Date of Graduation

5-2016

Document Type

Dissertation

Degree Name

Doctor of Philosophy in History (PhD)

Degree Level

Graduate

Department

History

Advisor/Mentor

Elliott West

Committee Member

Michael C. Pierce

Second Committee Member

Patrick G. Williams

Keywords

Social sciences, Health and environmental sciences, Appalachian trail, Vachel Lindsay, John Muir, Pedestrianism, Pilgrimage, Walking

Abstract

The industrialization of transportation, first with railroads, and then with automobiles, took Americans away from foot transport, changing how Americans interacted with one another and viewed their surroundings. The dissertation traces the walking trips of five central figures in this era of mechanized transport, the personal impact of their experiences while walking through a land they were accustomed to skimming across, and the ways in which these personal revelations led to changes in the national consciousness.

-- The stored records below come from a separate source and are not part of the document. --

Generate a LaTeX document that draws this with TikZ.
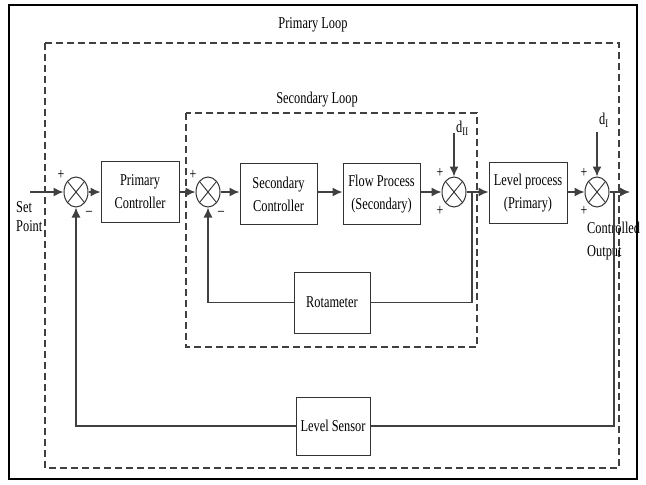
\documentclass[tikz,border=0pt]{standalone}
\usepackage{fontspec}
\setmainfont{Liberation Serif}[FakeStretch=0.75]
\usetikzlibrary{arrows.meta,shapes.geometric}
\begin{document}
\begin{tikzpicture}[x=1pt,y=-1pt,
  blk/.style={draw=black!80, line width=1pt, minimum width=78pt, minimum height=61pt, align=center, font=\fontsize{16.5}{23}\selectfont, inner sep=1pt},
  sumc/.style={ellipse, draw=black!80, line width=1pt, minimum width=24pt, minimum height=30pt, inner sep=0pt},
  conn/.style={line width=1.4pt, draw=black!75},
  arr/.style={conn, -{Latex[length=10pt,width=9pt]}},
  loopbox/.style={draw=black!75, line width=1.3pt, dash pattern=on 7pt off 4pt},
  lbl/.style={font=\fontsize{16.5}{23}\selectfont, inner sep=0pt},
  sgn/.style={font=\fontsize{16}{16}\selectfont, inner sep=0pt}
]
\useasboundingbox (0,0) rectangle (646,485);
\draw[line width=2.6pt] (9,5) rectangle (637,479);

% loops
\draw[loopbox] (45,43) rectangle (619,468);
\node[lbl] (plabel) at (313,25) {Primary Loop};
\draw[loopbox] (186,113) rectangle (477,347);
\node[lbl] (slabel) at (317,100) {Secondary Loop};

% blocks
\node[blk] (pc) at (140,192) {Primary\\Controller};
\node[blk, minimum width=77pt] (sc) at (278.5,194) {Secondary\\Controller};
\node[blk, minimum width=77pt] (fp) at (381.5,194) {Flow Process\\(Secondary)};
\node[blk] (lp) at (528,193) {Level process\\(Primary)};
\node[blk, minimum width=76pt] (rot) at (332,302.5) {Rotameter};
\node[blk, minimum width=74pt, minimum height=58pt] (ls) at (333,426) {Level Sensor};

% summing junctions
\foreach \n/\x in {s1/76, s2/208, s3/454, s4/597}{
  \node[sumc] (\n) at (\x,192) {};
  \draw[line width=0.9pt, black!80] (\n.north west) -- (\n.south east) (\n.north east) -- (\n.south west);
}

% signs
\node[sgn] at (61,175) {+};
\node[sgn] at (89,213) {--};
\node[sgn] at (193,175) {+};
\node[sgn] at (221,213) {--};
\node[sgn] at (440,173) {+};
\node[sgn] at (440,211) {+};
\node[sgn] at (584,173) {+};
\node[sgn] at (584,211) {+};

% inputs / outputs
\coordinate (sp) at (30,192);
\coordinate (out) at (630,192);
\coordinate (d2) at (454,133);
\coordinate (d1) at (597,132);
\coordinate (j1) at (472,192);
\coordinate (j2) at (614,192);

\node[lbl, align=left, anchor=north west, font=\fontsize{16.5}{19}\selectfont] (sptext) at (16,201) {Set\\Point};
\node[lbl, align=left, anchor=north west, font=\fontsize{16.5}{23}\selectfont] (cotext) at (587,222) {Controlled\\Output};
\node[lbl, anchor=west] (d2text) at (456,128) {d\textsubscript{II}};
\node[lbl, anchor=west] (d1text) at (599,120) {d\textsubscript{I}};

% forward path
\draw[arr] (sp) -- (s1);
\draw[arr] (s1) -- (pc);
\draw[arr] (pc) -- (s2);
\draw[arr] (s2) -- (sc.west |- s2);
\draw[arr] (sc.east |- s2) -- (fp.west |- s2);
\draw[arr] (fp.east |- s3) -- (s3);
\draw[arr] (s3) -- (lp.west |- s3);
\draw[arr] (lp.east |- s4) -- (s4);
\draw[arr] (s4) -- (out);
\draw[arr] (d2) -- (s3);
\draw[arr] (d1) -- (s4);

% feedback
\draw[conn] (j1) |- (rot.east);
\draw[arr] (rot.west) -| (s2.south);
\draw[conn] (j2) |- (ls.east);
\draw[arr] (ls.west) -| (s1.south);
\end{tikzpicture}
\end{document}
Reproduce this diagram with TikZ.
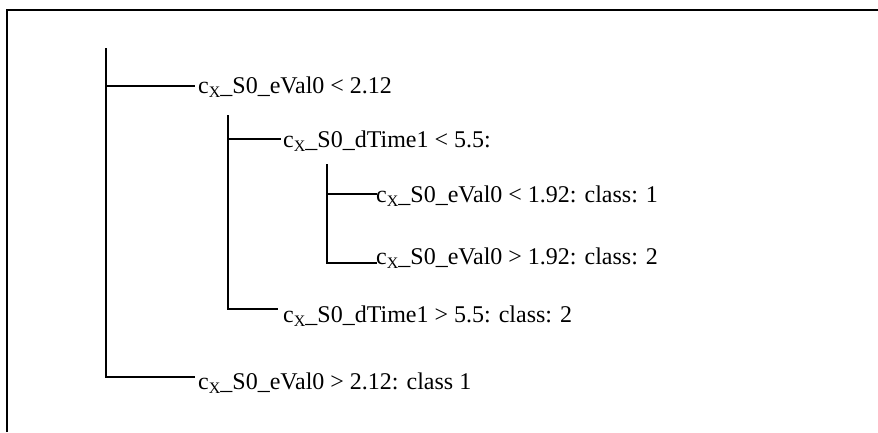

Walking upright was central to the development of homo sapiens as a species, and shaped the way they interacted with their environment. Certain aspects of that earliest walking – creativity, connection, independence – have carried through walking throughout history. Walking was integrated into everyday life to the modern industrial age. At that point, while there was continuity with the past, long distance walking took on new meaning with different situation. By examining the walking of John Muir, Charles Fletcher Lummis, Edward Payson Weston, Vachel Lindsay, and Benton MacKaye, both the changes and continuity come to light. Walking was a way for Americans at the turn of the century to stay connected with their past while undergoing rapid modernization. It was a way to preserve individual while fostering community. It allowed them to connect with the natural world while increasingly being separated from it. It let them focus on the physical in the face of the mechanical. These notions have continued to shape the modern American culture and landscape to the present.